Unlike many of our athletic teams, we rarely get a window into crew's daily routine outside of the days you spend erging at the Outdoor Center, can you share what a "normal" week in the life of Proctor Crew looks like?
MG: Thanks to the warmer weather we've been having this season, we have been able to be out on the water almost every day. We leave here around 3:15 and drive to Lake Sunapee, where we borrow boats from the Lake Sunapee Rowing Club. Coaches Beth and Geoff Sahs drive to get the launches while we launch boats. When we are prepping for a regatta, the racing boats will typically practice together all the time. We also have some boats that shift around just to get people some experience in boats. We typically get on the water at about 4, and come in around 5:15. On Wednesdays and Saturdays, we leave here at 2 which gives us a lot more time on the water.
JM: Our main goal is to get out onto the water as much as possible. Most days, unless the wind is too strong, we head to Sunapee lake and we get the boats off the racks. We then walk them into the water. We will row about a 2k out to a lighthouse then back in for a total of 4-5k each day. We usually then get back on campus around six. On days where we aren't going to the water, we will do an interval system where some kids erg and others do a body circuit and stretch in the Fitness Center or on the porch of the Outdoor Center.
What are some of the individual/team/boat accomplishments from your recent regatta?
MG: I think our boats have all worked really hard to get the results we got in the regatta on Sunday. Our ladies 4+ was a last minute addition to the regatta, and they absolutely killed it. Our main focus was just trying to row together and in sync. As a coxswain, you can definitely feel when the boat is connected. Although we only had a few practices as a boat, I truly think that this regatta was the best our boat had ever rowed together. The conditions were really tough for everyone, and keeping up motivation was no easy task. We had two first year rowers in the boys quad as well, and they had an awesome race. Our girls quad had some technical difficulties after a last minute hull switch, but eventually pulled through with the second best time in their fleet. Phoenix and Lucy had a stellar race in the double. As they came around the bend we could see how in time they were with each other which was really cool. The team brought so much great energy to the regatta yesterday, and it definitely made a huge difference. I think every first year rower on the team deserves a shoutout for working so hard at a brand new sport.
JM: Our jr 4x women's boat came in second for their race and the men's junior 4x boat came in 4th missing 3rd by 2 seconds, both outstanding results.
What are some of the unique challenges Crew presents as a team sport?
MG: I think oftentimes people don't realize how much of rowing is having the right mindset. It can be so mentally exhausting to be in the middle of a race and have to push through all the pain. You can't just stop rowing when you get tired, your team is depending on you. Rowing only works when everyone works together. One of the other big challenges we see as a crew team is the amount of time we get to be on the water. Aside from the unpredictable fall weather, we really only get an hour a day.
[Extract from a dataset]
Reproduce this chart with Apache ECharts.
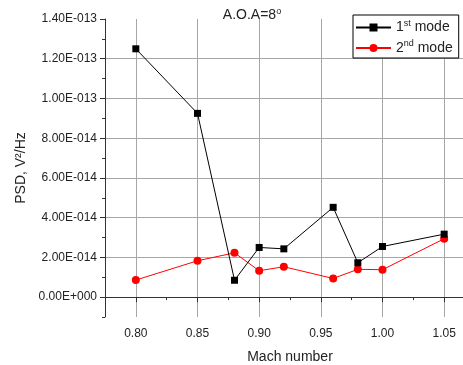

Some of the teams we see at regattas can have as much as three times that amount. Our team as a whole has a lot of potential, but sometimes it's hard to get into a rhythm in such a short amount of time. We also don't have our own boats, which means we aren't the only people using them. Even if we take great care of the boats we use, we can't control who comes in and uses them after us. Crew equipment can be really expensive, and even if we did have our own boats there would be nowhere for us to keep them.
JM: I think learning to communicate with your boat is the most important and challenging part of crew. As bow seat, it is my job to steer the boat and give orders. This means I have to learn how each kid rows in my boat so I can help them as much as possible with my commands. Trying to teach the novices is also a challenge as it involves teaching them something completely new almost as if you're teaching a kid to ride a bike for the first time.